## [Data extract]

┄┄┄┄┄┄┄┄┄┄

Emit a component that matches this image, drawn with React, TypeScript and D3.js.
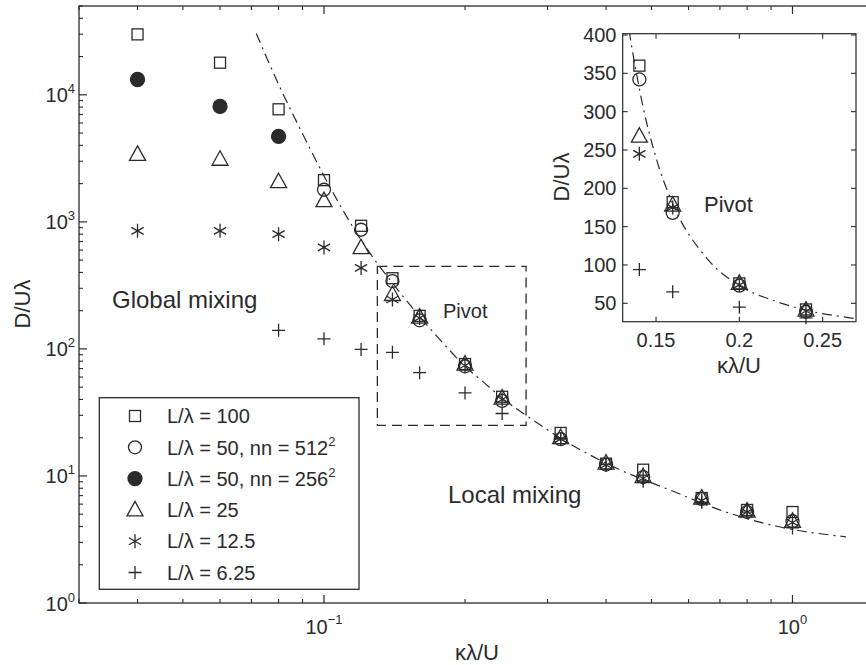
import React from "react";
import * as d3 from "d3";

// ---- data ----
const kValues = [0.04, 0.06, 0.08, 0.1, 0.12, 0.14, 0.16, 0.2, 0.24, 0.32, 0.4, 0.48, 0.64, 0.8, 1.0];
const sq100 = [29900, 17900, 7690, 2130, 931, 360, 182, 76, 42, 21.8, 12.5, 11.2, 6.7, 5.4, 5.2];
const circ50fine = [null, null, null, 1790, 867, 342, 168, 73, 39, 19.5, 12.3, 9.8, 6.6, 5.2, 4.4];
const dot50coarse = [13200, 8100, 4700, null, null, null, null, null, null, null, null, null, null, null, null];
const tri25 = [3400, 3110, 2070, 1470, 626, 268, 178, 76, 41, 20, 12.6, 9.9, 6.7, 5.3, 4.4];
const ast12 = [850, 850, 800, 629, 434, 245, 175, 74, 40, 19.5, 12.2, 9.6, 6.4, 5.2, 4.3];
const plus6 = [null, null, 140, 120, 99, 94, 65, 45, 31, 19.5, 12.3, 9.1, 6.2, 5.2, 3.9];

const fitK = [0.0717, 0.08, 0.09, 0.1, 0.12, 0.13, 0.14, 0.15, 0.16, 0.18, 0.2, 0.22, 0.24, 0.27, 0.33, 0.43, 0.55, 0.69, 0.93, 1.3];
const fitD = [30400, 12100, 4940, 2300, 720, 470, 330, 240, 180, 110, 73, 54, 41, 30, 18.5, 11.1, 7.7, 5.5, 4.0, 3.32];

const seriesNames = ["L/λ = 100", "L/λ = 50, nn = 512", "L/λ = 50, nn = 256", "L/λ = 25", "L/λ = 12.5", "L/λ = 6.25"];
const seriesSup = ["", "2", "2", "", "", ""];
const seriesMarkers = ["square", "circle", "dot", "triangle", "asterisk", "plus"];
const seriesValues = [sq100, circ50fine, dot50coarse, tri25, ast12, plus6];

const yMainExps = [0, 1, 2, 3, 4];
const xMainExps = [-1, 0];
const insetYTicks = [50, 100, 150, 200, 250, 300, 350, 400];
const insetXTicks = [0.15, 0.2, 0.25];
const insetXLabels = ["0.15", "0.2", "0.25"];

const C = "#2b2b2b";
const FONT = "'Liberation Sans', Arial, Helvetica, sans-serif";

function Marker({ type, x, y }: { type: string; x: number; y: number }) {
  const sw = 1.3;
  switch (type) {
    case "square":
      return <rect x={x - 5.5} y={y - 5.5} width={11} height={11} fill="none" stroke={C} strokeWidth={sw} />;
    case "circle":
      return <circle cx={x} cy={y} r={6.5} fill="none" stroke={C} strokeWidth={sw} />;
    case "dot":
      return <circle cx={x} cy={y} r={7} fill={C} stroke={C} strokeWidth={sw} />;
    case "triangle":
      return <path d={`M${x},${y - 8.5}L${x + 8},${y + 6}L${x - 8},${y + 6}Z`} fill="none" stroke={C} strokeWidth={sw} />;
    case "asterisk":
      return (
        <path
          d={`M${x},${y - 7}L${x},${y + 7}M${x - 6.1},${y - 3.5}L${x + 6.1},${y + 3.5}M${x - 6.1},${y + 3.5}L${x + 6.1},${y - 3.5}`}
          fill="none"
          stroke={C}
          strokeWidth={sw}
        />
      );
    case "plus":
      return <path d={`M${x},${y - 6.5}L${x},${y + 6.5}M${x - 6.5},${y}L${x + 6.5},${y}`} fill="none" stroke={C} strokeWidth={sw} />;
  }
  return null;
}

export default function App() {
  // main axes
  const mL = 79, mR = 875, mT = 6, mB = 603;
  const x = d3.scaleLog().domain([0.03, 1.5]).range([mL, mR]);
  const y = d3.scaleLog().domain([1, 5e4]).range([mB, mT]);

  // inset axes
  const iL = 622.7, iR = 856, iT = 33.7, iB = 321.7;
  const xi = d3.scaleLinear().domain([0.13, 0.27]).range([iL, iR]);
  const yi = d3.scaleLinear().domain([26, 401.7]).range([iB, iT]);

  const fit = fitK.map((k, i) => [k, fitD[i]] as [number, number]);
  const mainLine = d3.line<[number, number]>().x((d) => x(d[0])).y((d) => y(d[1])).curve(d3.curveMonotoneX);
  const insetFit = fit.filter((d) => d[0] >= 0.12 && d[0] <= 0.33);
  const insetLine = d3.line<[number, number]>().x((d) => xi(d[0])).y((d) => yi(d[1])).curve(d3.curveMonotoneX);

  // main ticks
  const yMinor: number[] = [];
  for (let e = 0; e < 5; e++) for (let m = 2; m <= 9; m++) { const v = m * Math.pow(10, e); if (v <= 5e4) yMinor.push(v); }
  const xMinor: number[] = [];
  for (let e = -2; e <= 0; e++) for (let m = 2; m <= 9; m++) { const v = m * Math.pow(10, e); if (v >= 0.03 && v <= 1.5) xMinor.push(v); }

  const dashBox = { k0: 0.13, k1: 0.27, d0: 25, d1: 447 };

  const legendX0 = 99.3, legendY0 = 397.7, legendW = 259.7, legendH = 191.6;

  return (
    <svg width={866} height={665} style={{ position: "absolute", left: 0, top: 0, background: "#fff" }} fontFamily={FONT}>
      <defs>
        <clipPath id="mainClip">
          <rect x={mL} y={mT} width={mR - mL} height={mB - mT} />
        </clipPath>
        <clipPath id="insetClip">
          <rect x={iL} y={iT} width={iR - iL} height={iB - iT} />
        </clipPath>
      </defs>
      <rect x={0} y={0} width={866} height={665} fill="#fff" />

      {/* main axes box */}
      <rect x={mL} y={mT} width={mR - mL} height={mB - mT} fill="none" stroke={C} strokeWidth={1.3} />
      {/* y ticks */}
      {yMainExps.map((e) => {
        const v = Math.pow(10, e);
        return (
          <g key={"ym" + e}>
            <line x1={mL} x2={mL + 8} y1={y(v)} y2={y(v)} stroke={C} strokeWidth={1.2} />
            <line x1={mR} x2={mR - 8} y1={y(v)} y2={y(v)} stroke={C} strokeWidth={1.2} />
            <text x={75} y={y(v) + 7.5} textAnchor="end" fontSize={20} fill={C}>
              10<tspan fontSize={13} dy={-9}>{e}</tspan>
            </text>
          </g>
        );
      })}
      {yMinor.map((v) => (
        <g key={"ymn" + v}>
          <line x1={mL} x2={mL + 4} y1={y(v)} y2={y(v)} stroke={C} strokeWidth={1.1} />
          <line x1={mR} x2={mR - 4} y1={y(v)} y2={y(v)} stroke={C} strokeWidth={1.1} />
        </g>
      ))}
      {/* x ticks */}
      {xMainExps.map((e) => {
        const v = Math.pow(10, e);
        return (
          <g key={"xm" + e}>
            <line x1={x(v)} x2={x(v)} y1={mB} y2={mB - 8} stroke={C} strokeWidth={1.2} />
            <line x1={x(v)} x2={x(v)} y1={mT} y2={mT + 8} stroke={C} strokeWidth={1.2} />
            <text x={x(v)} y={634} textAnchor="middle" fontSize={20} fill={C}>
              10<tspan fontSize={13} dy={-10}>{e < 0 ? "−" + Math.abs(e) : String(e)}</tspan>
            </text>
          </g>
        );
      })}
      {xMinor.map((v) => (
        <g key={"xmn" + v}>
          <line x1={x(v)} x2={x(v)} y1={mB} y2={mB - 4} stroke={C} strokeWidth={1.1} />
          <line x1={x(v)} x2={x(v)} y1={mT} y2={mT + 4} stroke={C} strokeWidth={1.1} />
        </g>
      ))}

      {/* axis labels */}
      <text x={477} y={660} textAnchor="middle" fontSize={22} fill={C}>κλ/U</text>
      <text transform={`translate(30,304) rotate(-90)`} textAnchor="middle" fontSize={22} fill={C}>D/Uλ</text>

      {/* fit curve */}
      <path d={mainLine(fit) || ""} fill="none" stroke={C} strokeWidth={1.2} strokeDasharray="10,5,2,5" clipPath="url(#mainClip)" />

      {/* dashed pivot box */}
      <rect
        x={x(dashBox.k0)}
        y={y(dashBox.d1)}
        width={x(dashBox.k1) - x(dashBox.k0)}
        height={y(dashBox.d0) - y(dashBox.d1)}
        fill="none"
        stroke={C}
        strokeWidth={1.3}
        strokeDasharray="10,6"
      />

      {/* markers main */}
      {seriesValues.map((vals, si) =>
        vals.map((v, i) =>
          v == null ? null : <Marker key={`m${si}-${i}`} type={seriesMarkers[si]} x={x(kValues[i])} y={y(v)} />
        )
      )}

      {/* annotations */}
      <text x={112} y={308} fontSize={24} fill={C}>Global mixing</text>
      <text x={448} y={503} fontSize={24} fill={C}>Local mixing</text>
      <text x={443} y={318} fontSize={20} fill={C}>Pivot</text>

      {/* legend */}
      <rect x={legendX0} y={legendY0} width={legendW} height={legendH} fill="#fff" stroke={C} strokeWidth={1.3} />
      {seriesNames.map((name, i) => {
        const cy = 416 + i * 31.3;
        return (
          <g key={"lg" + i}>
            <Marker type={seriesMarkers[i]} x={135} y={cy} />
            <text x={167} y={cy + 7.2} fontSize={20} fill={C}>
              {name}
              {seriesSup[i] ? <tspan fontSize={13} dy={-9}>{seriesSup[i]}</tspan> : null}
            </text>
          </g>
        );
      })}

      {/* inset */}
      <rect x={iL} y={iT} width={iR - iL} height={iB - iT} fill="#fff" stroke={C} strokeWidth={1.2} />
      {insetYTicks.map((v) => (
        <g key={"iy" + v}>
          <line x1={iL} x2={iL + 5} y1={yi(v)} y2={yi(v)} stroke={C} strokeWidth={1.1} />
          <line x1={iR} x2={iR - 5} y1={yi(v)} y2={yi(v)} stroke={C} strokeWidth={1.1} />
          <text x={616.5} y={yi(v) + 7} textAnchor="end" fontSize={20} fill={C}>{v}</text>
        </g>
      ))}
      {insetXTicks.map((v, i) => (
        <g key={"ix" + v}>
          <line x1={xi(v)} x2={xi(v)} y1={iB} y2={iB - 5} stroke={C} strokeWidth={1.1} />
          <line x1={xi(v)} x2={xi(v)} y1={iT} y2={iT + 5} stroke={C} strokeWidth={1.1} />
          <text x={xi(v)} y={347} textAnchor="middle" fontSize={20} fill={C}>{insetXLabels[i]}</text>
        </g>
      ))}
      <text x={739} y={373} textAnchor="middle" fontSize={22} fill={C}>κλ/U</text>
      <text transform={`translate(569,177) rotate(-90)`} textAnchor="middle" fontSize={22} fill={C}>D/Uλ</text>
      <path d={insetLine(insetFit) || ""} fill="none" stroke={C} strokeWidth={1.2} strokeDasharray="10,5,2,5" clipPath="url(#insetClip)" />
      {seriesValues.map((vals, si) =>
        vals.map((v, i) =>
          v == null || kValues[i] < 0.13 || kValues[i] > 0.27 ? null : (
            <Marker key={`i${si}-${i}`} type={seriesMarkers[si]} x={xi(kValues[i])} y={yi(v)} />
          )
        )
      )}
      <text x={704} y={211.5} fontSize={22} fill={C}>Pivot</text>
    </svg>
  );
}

┄┄┄┄┄┄┄┄┄┄

## [Work to complete]
Look at the listing and set down only the lines from its start through the line with "tri25, ast12, plus6];", word for word and without pictures.

## [Exercise solution]
Emit a component that matches this image, drawn with React, TypeScript and D3.js.
import React from "react";
import * as d3 from "d3";

// ---- data ----
const kValues = [0.04, 0.06, 0.08, 0.1, 0.12, 0.14, 0.16, 0.2, 0.24, 0.32, 0.4, 0.48, 0.64, 0.8, 1.0];
const sq100 = [29900, 17900, 7690, 2130, 931, 360, 182, 76, 42, 21.8, 12.5, 11.2, 6.7, 5.4, 5.2];
const circ50fine = [null, null, null, 1790, 867, 342, 168, 73, 39, 19.5, 12.3, 9.8, 6.6, 5.2, 4.4];
const dot50coarse = [13200, 8100, 4700, null, null, null, null, null, null, null, null, null, null, null, null];
const tri25 = [3400, 3110, 2070, 1470, 626, 268, 178, 76, 41, 20, 12.6, 9.9, 6.7, 5.3, 4.4];
const ast12 = [850, 850, 800, 629, 434, 245, 175, 74, 40, 19.5, 12.2, 9.6, 6.4, 5.2, 4.3];
const plus6 = [null, null, 140, 120, 99, 94, 65, 45, 31, 19.5, 12.3, 9.1, 6.2, 5.2, 3.9];

const fitK = [0.0717, 0.08, 0.09, 0.1, 0.12, 0.13, 0.14, 0.15, 0.16, 0.18, 0.2, 0.22, 0.24, 0.27, 0.33, 0.43, 0.55, 0.69, 0.93, 1.3];
const fitD = [30400, 12100, 4940, 2300, 720, 470, 330, 240, 180, 110, 73, 54, 41, 30, 18.5, 11.1, 7.7, 5.5, 4.0, 3.32];

const seriesNames = ["L/λ = 100", "L/λ = 50, nn = 512", "L/λ = 50, nn = 256", "L/λ = 25", "L/λ = 12.5", "L/λ = 6.25"];
const seriesSup = ["", "2", "2", "", "", ""];
const seriesMarkers = ["square", "circle", "dot", "triangle", "asterisk", "plus"];
const seriesValues = [sq100, circ50fine, dot50coarse, tri25, ast12, plus6];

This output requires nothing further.